| I have the same problem with WinHTTrack 3.42-2. It runs on a somewhat aged
system, with a single-core CPU (AMD Athlon XP 2000+ at 1.5Ghz) and 2GB RAM. So
excessive CPU speed and parallel multi-core execution shouldn't be the problem
here :-). Actually, the machine is old enough to still run Windows 2000.
The error appears to be somehow random. Every once in a while, an HTML page
will apeear as binary "garbage". The rror log also mentions that HTTrack
expected HTML but received binary instead. If I re-run the same project again,
the broken page may download corectly this time, but other pages may get
broken instead. This makes the bug hard to track down, one has to spider a
large web site to get a change to trigger this problem at some random page. A
1.5GiB web site (about 29.000 HTML pages and 29.000 JPEGs, with a longest
click path of maybe 4 clicks to reach every page from teh start page) may
contain a few broken pages on the first run, but may get evetually fully
downloaded with a few more mirroring attempts. Larger web sites with long
click paths become impossible to download. Each one of the long click paths
breaks pretty early with a binary page. The mirroring may stop after a few
hours, with only a fraction of the web site downloaded.

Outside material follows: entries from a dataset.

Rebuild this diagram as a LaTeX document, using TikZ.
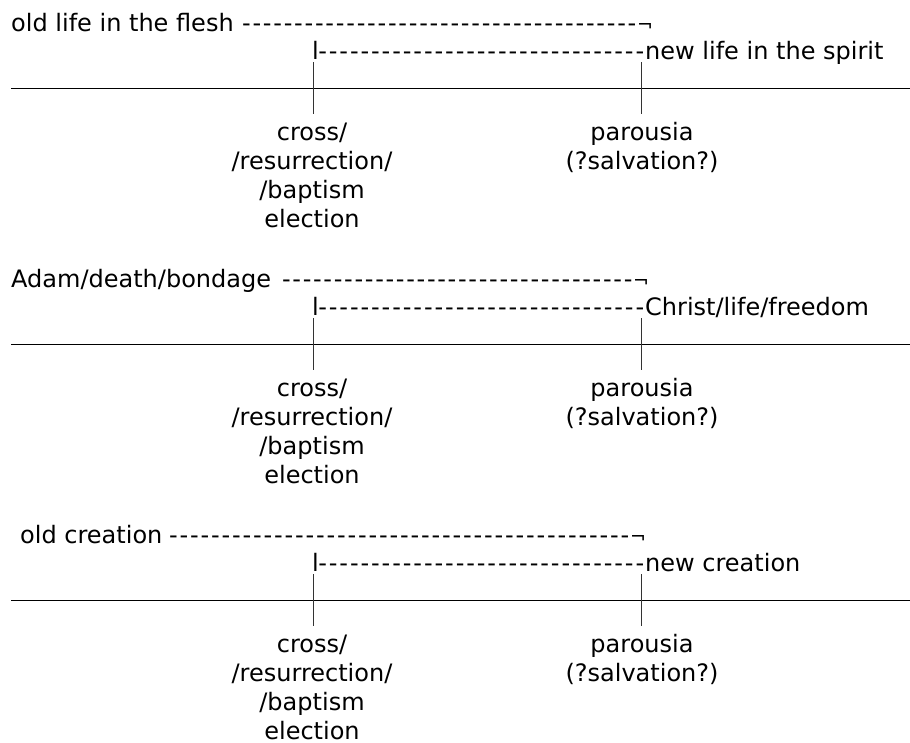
\documentclass[tikz,border=0pt]{standalone}
\usepackage{fontspec}
\setmainfont{DejaVu Sans}
\newcommand{\dashrun}[1]{\hbox to #1pt{\xleaders\hbox to 10.3pt{\hss-\hss}\hfill}}
\tikzset{
  txt/.style={inner sep=0pt, anchor=base west, font=\fontsize{24}{29}\selectfont},
  lbl/.style={inner sep=0pt, anchor=base, align=center, font=\fontsize{24}{29}\selectfont},
  corner/.style={inner sep=0pt, anchor=base west, font=\fontsize{19}{22}\selectfont},
  axis/.style={line width=1pt},
  tick/.style={line width=1pt, black!80}
}
\begin{document}
\begin{tikzpicture}[x=1pt,y=-1pt]
\useasboundingbox (0,0) rectangle (910,742);
\foreach \b/\old/\oldx/\dx/\cx/\new in {0/{old life in the flesh}/11/241/637/{new life in the spirit},
  1/{Adam/death/bondage}/11/281/633/{Christ/life/freedom},
  2/{old creation}/20/168/630/{new creation}}{
\pgfmathsetmacro{\off}{256*\b}
\pgfmathsetmacro{\dw}{\cx-\dx}
% top row
\node[txt] (old\b) at (\oldx,31+\off) {\old};
\node[txt] (run\b) at (\dx,31+\off) {\dashrun{\dw}};
\node[corner] (hook\b) at (\cx,31+\off) {¬};
% second row
\node[txt] (cut\b) at (312,59+\off) {l};
\node[txt] (runb\b) at (317,59+\off) {\dashrun{328}};
\node[txt] (new\b) at (645,59+\off) {\new};
% time line
\draw[axis] (11,88+\off) -- (910,88+\off);
\draw[tick] (313,62+\off) -- (313,114+\off);
\draw[tick] (641,62+\off) -- (641,114+\off);
\node[lbl] (cross\b) at (312,227+\off) {cross/\\/resurrection/\\/baptism\\election};
\node[lbl] (parousia\b) at (642,169+\off) {parousia\\(?salvation?)};
}
\end{tikzpicture}
\end{document}
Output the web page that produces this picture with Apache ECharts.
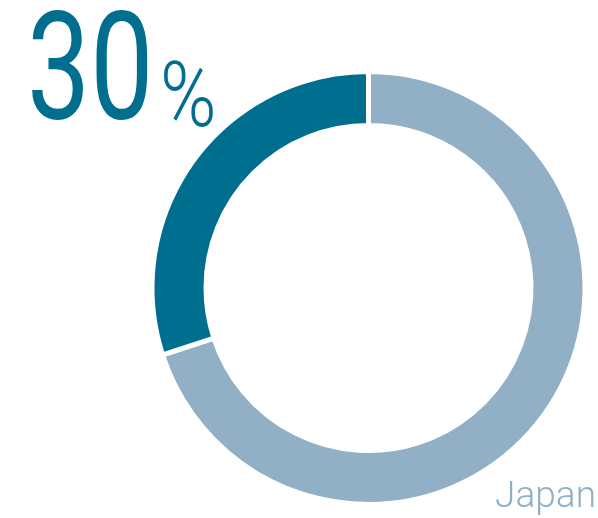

Anyway, enough of my complaits, the title mentioned a WORKAROUND, didn't it?
:-)
As mentioned above, the problem occurs somewhat randomly, so I don't know if
the workaround really works 100% reliably, but it appears to do so for me
during the last 36 hours.
I guessed the binary data might come from an error in the parsing of received
HTTP header data. No, not the MIME type; this won't turn text into binary! So
what I did was to lauch Proxomitron (I think I use the (german langage)
version 4.51-P-2.0.6, available at
<http://www.buerschgens.de/Prox/Seiten/Download/index.html>; I don't know how
much it differs from the english version at <http://proxomitron.info/> -
probably the included filter sets are different). I configured HTTrack to use
the Proxomitron as a web proxy. Then, in the Proxomitron configuration I
UNchecked everything EXCEPT "filter outgoing headers". Then I clicked the
button the edit the header filters. I UNchecked "Accept encoding: Allow
webpage encoding (out)" and checked the "Out" checkbox on "Accept encoding
Prevent webpage encoding (Out)". Then I hit OK, saved the configuration as the
default configuration (otherwise, it will be lost when Proxomitron is closed)
and startet the mirroring with WinHTTrack. As mentioned above, it appears to
work for me now.
Assumption: if my workaround indeed fixes the problem, HTTrack appears to have
a random problem when receiving encoded (compressed) data. I think GZIP
compression was used by at least one of te sites with which I had problems.
The Proxomitron helps to solve th eproblem by altering the outgoing request to
allow for UNencoded data only.
Best regards, Klaus | |